"""

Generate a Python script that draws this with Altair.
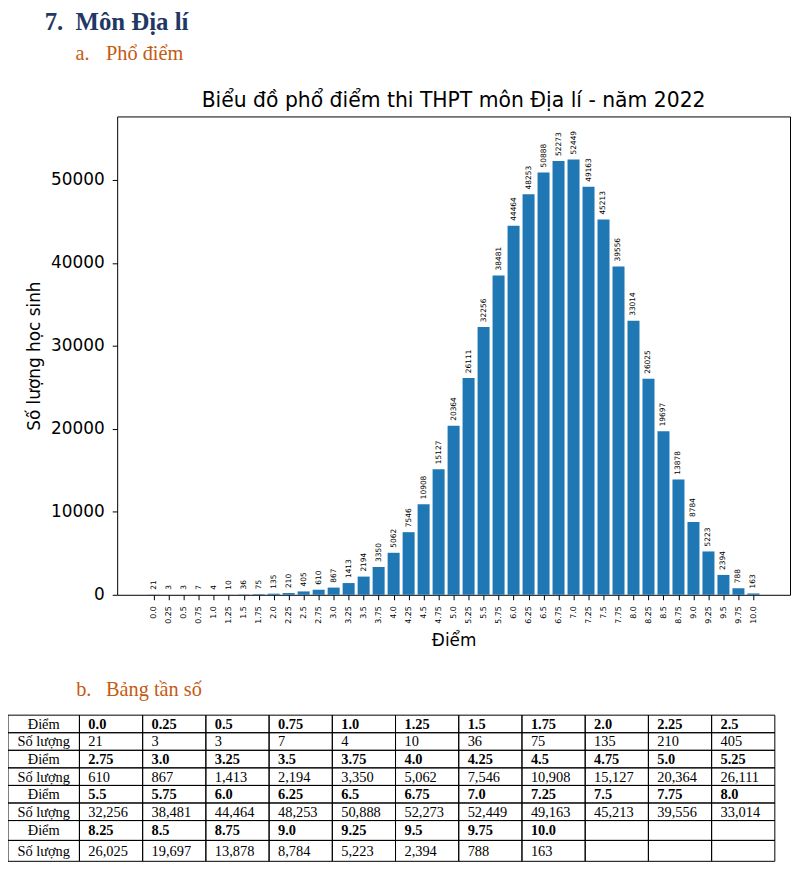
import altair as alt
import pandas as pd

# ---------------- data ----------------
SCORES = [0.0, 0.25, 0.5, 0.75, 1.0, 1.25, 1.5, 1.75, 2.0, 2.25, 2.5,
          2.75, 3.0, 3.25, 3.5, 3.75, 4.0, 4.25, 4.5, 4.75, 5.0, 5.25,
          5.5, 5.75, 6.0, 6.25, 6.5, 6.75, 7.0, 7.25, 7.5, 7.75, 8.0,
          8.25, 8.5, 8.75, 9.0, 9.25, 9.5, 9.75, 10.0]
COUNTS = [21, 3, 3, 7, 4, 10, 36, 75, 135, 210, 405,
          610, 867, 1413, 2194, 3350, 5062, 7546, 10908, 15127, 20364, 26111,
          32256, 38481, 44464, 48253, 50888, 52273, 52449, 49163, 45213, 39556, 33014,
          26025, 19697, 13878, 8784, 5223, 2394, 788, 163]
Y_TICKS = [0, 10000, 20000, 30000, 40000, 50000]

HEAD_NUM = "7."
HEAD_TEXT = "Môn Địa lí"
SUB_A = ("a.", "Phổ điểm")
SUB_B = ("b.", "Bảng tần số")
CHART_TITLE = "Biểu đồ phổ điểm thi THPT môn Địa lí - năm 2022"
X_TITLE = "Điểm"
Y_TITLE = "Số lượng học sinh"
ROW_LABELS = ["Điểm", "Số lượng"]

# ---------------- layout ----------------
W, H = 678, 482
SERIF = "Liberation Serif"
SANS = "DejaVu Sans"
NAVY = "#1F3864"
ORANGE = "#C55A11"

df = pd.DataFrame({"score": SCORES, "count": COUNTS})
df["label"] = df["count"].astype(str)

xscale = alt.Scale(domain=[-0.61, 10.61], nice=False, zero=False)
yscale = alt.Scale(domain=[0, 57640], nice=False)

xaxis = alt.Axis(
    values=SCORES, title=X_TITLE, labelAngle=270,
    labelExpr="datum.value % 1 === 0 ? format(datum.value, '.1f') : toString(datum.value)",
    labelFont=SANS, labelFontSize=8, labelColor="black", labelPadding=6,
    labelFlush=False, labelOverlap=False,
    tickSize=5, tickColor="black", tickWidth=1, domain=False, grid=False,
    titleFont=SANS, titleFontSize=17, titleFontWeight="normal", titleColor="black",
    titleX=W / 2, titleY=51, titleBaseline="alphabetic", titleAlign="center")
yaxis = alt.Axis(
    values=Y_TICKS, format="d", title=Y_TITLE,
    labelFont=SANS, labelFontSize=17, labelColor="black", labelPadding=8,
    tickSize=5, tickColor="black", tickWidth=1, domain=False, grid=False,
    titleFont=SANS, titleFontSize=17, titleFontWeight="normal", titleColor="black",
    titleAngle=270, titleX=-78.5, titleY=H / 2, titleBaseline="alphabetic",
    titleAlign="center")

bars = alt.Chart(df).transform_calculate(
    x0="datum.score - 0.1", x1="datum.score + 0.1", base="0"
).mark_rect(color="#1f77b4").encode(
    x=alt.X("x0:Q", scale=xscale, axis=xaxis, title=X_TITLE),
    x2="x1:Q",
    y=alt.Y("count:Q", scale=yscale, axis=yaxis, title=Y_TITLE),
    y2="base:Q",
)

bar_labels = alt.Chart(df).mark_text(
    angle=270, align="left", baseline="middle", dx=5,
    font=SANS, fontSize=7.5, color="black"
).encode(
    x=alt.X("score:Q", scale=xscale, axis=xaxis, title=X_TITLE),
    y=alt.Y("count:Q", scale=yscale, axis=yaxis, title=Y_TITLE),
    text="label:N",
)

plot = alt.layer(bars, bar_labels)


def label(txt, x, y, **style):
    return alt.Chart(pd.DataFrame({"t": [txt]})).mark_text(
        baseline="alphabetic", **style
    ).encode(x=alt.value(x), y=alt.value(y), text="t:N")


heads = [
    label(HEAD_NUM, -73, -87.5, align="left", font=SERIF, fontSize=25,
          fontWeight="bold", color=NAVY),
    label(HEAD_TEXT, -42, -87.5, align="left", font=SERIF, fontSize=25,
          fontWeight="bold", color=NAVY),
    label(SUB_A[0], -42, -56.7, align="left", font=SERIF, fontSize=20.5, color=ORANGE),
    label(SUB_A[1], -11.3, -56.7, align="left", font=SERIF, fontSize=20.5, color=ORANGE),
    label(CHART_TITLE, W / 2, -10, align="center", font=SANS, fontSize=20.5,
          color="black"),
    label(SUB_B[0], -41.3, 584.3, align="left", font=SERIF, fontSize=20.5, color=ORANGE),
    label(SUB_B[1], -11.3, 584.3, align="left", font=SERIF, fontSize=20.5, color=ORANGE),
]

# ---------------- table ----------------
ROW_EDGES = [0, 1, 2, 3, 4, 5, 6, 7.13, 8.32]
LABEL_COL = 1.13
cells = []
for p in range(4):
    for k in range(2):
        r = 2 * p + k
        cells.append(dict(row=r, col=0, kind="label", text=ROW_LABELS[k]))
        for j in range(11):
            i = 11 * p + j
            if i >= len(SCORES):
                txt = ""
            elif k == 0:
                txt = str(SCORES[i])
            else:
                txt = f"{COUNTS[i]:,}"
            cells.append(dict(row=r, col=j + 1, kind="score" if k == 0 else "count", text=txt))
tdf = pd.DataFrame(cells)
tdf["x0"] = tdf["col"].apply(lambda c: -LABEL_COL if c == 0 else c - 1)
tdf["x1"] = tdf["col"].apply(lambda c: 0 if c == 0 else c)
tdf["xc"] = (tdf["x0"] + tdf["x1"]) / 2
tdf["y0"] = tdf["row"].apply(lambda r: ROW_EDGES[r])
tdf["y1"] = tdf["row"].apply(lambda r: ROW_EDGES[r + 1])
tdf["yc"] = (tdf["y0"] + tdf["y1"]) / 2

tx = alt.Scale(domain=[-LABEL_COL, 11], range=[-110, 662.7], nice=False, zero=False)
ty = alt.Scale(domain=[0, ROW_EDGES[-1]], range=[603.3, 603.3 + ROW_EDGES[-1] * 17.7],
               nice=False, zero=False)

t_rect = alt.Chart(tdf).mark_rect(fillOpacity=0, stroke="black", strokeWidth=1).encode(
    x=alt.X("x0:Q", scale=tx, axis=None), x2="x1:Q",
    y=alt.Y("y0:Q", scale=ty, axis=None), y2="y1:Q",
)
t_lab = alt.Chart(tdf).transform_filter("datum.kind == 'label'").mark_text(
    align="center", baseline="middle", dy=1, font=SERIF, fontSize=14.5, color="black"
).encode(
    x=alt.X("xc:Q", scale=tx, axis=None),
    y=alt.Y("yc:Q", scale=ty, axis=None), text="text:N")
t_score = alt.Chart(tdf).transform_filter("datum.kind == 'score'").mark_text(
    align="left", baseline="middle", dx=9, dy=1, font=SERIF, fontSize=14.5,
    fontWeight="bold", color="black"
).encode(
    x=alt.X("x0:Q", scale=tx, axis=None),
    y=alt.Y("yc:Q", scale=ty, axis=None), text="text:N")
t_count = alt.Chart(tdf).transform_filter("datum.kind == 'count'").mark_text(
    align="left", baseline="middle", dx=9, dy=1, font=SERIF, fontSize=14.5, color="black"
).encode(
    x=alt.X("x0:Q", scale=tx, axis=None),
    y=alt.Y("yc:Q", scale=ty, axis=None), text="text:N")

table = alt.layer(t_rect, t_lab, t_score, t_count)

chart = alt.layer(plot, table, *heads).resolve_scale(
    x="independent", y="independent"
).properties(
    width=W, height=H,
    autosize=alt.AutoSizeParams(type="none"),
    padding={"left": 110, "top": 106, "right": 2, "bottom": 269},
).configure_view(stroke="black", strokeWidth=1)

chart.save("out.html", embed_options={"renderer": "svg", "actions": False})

"""

REQUEST. Exclude the images, then output the data above word for word.

THE COMPLETED TASK.
Generate a Python script that draws this with Altair.
import altair as alt
import pandas as pd

# ---------------- data ----------------
SCORES = [0.0, 0.25, 0.5, 0.75, 1.0, 1.25, 1.5, 1.75, 2.0, 2.25, 2.5,
          2.75, 3.0, 3.25, 3.5, 3.75, 4.0, 4.25, 4.5, 4.75, 5.0, 5.25,
          5.5, 5.75, 6.0, 6.25, 6.5, 6.75, 7.0, 7.25, 7.5, 7.75, 8.0,
          8.25, 8.5, 8.75, 9.0, 9.25, 9.5, 9.75, 10.0]
COUNTS = [21, 3, 3, 7, 4, 10, 36, 75, 135, 210, 405,
          610, 867, 1413, 2194, 3350, 5062, 7546, 10908, 15127, 20364, 26111,
          32256, 38481, 44464, 48253, 50888, 52273, 52449, 49163, 45213, 39556, 33014,
          26025, 19697, 13878, 8784, 5223, 2394, 788, 163]
Y_TICKS = [0, 10000, 20000, 30000, 40000, 50000]

HEAD_NUM = "7."
HEAD_TEXT = "Môn Địa lí"
SUB_A = ("a.", "Phổ điểm")
SUB_B = ("b.", "Bảng tần số")
CHART_TITLE = "Biểu đồ phổ điểm thi THPT môn Địa lí - năm 2022"
X_TITLE = "Điểm"
Y_TITLE = "Số lượng học sinh"
ROW_LABELS = ["Điểm", "Số lượng"]

# ---------------- layout ----------------
W, H = 678, 482
SERIF = "Liberation Serif"
SANS = "DejaVu Sans"
NAVY = "#1F3864"
ORANGE = "#C55A11"

df = pd.DataFrame({"score": SCORES, "count": COUNTS})
df["label"] = df["count"].astype(str)

xscale = alt.Scale(domain=[-0.61, 10.61], nice=False, zero=False)
yscale = alt.Scale(domain=[0, 57640], nice=False)

xaxis = alt.Axis(
    values=SCORES, title=X_TITLE, labelAngle=270,
    labelExpr="datum.value % 1 === 0 ? format(datum.value, '.1f') : toString(datum.value)",
    labelFont=SANS, labelFontSize=8, labelColor="black", labelPadding=6,
    labelFlush=False, labelOverlap=False,
    tickSize=5, tickColor="black", tickWidth=1, domain=False, grid=False,
    titleFont=SANS, titleFontSize=17, titleFontWeight="normal", titleColor="black",
    titleX=W / 2, titleY=51, titleBaseline="alphabetic", titleAlign="center")
yaxis = alt.Axis(
    values=Y_TICKS, format="d", title=Y_TITLE,
    labelFont=SANS, labelFontSize=17, labelColor="black", labelPadding=8,
    tickSize=5, tickColor="black", tickWidth=1, domain=False, grid=False,
    titleFont=SANS, titleFontSize=17, titleFontWeight="normal", titleColor="black",
    titleAngle=270, titleX=-78.5, titleY=H / 2, titleBaseline="alphabetic",
    titleAlign="center")

bars = alt.Chart(df).transform_calculate(
    x0="datum.score - 0.1", x1="datum.score + 0.1", base="0"
).mark_rect(color="#1f77b4").encode(
    x=alt.X("x0:Q", scale=xscale, axis=xaxis, title=X_TITLE),
    x2="x1:Q",
    y=alt.Y("count:Q", scale=yscale, axis=yaxis, title=Y_TITLE),
    y2="base:Q",
)

bar_labels = alt.Chart(df).mark_text(
    angle=270, align="left", baseline="middle", dx=5,
    font=SANS, fontSize=7.5, color="black"
).encode(
    x=alt.X("score:Q", scale=xscale, axis=xaxis, title=X_TITLE),
    y=alt.Y("count:Q", scale=yscale, axis=yaxis, title=Y_TITLE),
    text="label:N",
)

plot = alt.layer(bars, bar_labels)


def label(txt, x, y, **style):
    return alt.Chart(pd.DataFrame({"t": [txt]})).mark_text(
        baseline="alphabetic", **style
    ).encode(x=alt.value(x), y=alt.value(y), text="t:N")


heads = [
    label(HEAD_NUM, -73, -87.5, align="left", font=SERIF, fontSize=25,
          fontWeight="bold", color=NAVY),
    label(HEAD_TEXT, -42, -87.5, align="left", font=SERIF, fontSize=25,
          fontWeight="bold", color=NAVY),
    label(SUB_A[0], -42, -56.7, align="left", font=SERIF, fontSize=20.5, color=ORANGE),
    label(SUB_A[1], -11.3, -56.7, align="left", font=SERIF, fontSize=20.5, color=ORANGE),
    label(CHART_TITLE, W / 2, -10, align="center", font=SANS, fontSize=20.5,
          color="black"),
    label(SUB_B[0], -41.3, 584.3, align="left", font=SERIF, fontSize=20.5, color=ORANGE),
    label(SUB_B[1], -11.3, 584.3, align="left", font=SERIF, fontSize=20.5, color=ORANGE),
]

# ---------------- table ----------------
ROW_EDGES = [0, 1, 2, 3, 4, 5, 6, 7.13, 8.32]
LABEL_COL = 1.13
cells = []
for p in range(4):
    for k in range(2):
        r = 2 * p + k
        cells.append(dict(row=r, col=0, kind="label", text=ROW_LABELS[k]))
        for j in range(11):
            i = 11 * p + j
            if i >= len(SCORES):
                txt = ""
            elif k == 0:
                txt = str(SCORES[i])
            else:
                txt = f"{COUNTS[i]:,}"
            cells.append(dict(row=r, col=j + 1, kind="score" if k == 0 else "count", text=txt))
tdf = pd.DataFrame(cells)
tdf["x0"] = tdf["col"].apply(lambda c: -LABEL_COL if c == 0 else c - 1)
tdf["x1"] = tdf["col"].apply(lambda c: 0 if c == 0 else c)
tdf["xc"] = (tdf["x0"] + tdf["x1"]) / 2
tdf["y0"] = tdf["row"].apply(lambda r: ROW_EDGES[r])
tdf["y1"] = tdf["row"].apply(lambda r: ROW_EDGES[r + 1])
tdf["yc"] = (tdf["y0"] + tdf["y1"]) / 2

tx = alt.Scale(domain=[-LABEL_COL, 11], range=[-110, 662.7], nice=False, zero=False)
ty = alt.Scale(domain=[0, ROW_EDGES[-1]], range=[603.3, 603.3 + ROW_EDGES[-1] * 17.7],
               nice=False, zero=False)

t_rect = alt.Chart(tdf).mark_rect(fillOpacity=0, stroke="black", strokeWidth=1).encode(
    x=alt.X("x0:Q", scale=tx, axis=None), x2="x1:Q",
    y=alt.Y("y0:Q", scale=ty, axis=None), y2="y1:Q",
)
t_lab = alt.Chart(tdf).transform_filter("datum.kind == 'label'").mark_text(
    align="center", baseline="middle", dy=1, font=SERIF, fontSize=14.5, color="black"
).encode(
    x=alt.X("xc:Q", scale=tx, axis=None),
    y=alt.Y("yc:Q", scale=ty, axis=None), text="text:N")
t_score = alt.Chart(tdf).transform_filter("datum.kind == 'score'").mark_text(
    align="left", baseline="middle", dx=9, dy=1, font=SERIF, fontSize=14.5,
    fontWeight="bold", color="black"
).encode(
    x=alt.X("x0:Q", scale=tx, axis=None),
    y=alt.Y("yc:Q", scale=ty, axis=None), text="text:N")
t_count = alt.Chart(tdf).transform_filter("datum.kind == 'count'").mark_text(
    align="left", baseline="middle", dx=9, dy=1, font=SERIF, fontSize=14.5, color="black"
).encode(
    x=alt.X("x0:Q", scale=tx, axis=None),
    y=alt.Y("yc:Q", scale=ty, axis=None), text="text:N")

table = alt.layer(t_rect, t_lab, t_score, t_count)

chart = alt.layer(plot, table, *heads).resolve_scale(
    x="independent", y="independent"
).properties(
    width=W, height=H,
    autosize=alt.AutoSizeParams(type="none"),
    padding={"left": 110, "top": 106, "right": 2, "bottom": 269},
).configure_view(stroke="black", strokeWidth=1)

chart.save("out.html", embed_options={"renderer": "svg", "actions": False})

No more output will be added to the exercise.